Judith é uma menina de dez anos que vive com o pai numa pequena cidade. Não tem amigos e é constantemente agredida, física e psicologicamente, pelos colegas. O pai, um homem de grande fervor religioso, trabalha numa fábrica e rege os dias da família segundo os mandamentos religiosos. Todos os dias ao regressar a casa, Judith e o pai, rezam e analisam textos da Bíblia. Pai e filha, atrevo-me a dizer, são dois desconhecidos que apenas falam de Deus e dos seus ensinamentos. Por conseguinte, os dias de Judith são passados na solidão do seu pequeno quarto. Nele construiu um pequeno mundo em miniatura, através de restos de lixo, que apelidou de Terra de Leite e Mel. Judith acredita que faz milagres quando, pela primeira vez, fez nevar no seu mundo em miniatura e, na manhã seguinte, a pequena cidade se vestiu de branco em pleno mês de Outubro.
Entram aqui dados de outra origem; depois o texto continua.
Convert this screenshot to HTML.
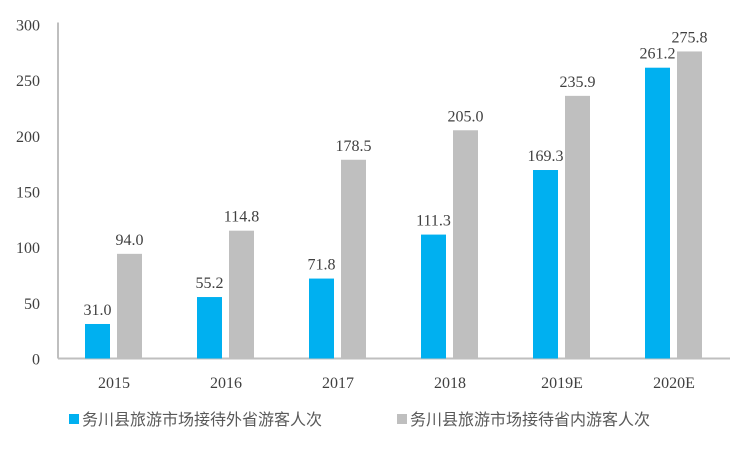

Judith acredita, igualmente, que fala com Deus.  

 

A Menina Que Fazia Nevar despertou, em mim, um turbilhão de sentimentos: ora de revolta pela forma como Judith é tratada pelos demais, ora de querer entrar no livro e acordar o pai do mundo religioso, ora de reflexão sobre os perigos do fanatismo religioso... e, se de facto todos seguíssemos os mandamentos da religião, independentemente de qual seja a religião, o Mundo seria um lugar extremamente difícil de se viver. Aliás, quando entregamos e vivemos mediante o que interpretamos de um livro, corremos o risco de sermos meros fantoches e de arrastar os demais, sem conseguirmos viver e aproveitar os dias. 

 

O livro esta repleto de questões e momentos de reflexão. Os milagres e poderes que Judith fala - para mim, golpes de sorte ou traçados pelo destino - leva-nos a reflectir sobre eles, mostrando-nos quem têm a força para os concretizar: nós? Deus? ou ambos?. Outra questão que fica em aberto: será, de facto, que Judith falava com Deus ou seria algum transtorno psicológico da menina?

 

Grace McCleen escreve de forma cativante e ponderada, uma escrita que nos vicia e não nos permite abandonar a leitura... uma escrita que nos troca as voltas.

 

Comprei A Menina Que Fazia Nevar, como anteriormente referi aqui, por me recomendaram. Mas, não só... A capa é extremamente cativante, embora goste mais desta (a versão brasileira, mais próxima da realidade do livro), bem como pelo título e sinopse. Não sendo eu de modo algum crente ou ligada à religião - aliás, tenho uma visão um pouco radical das religiões que, acredito, serem o grande problema de quase todos os conflitos - estes temas, de cariz religioso, sempre me interessaram, especialmente aqueles com pitadas de polémica (como, A Filha do Papa de Luís Miguel Rocha). Ainda assim, este livro tornou-se inesquecível... especialmente, pela reviravolta que sofre.

 

A Menina Que Fazia Nevar de Grace McCleen é uma leitura que recomendo a judeus, cristãos, muçulmanos e qualquer religioso, a cépticos e não crentes.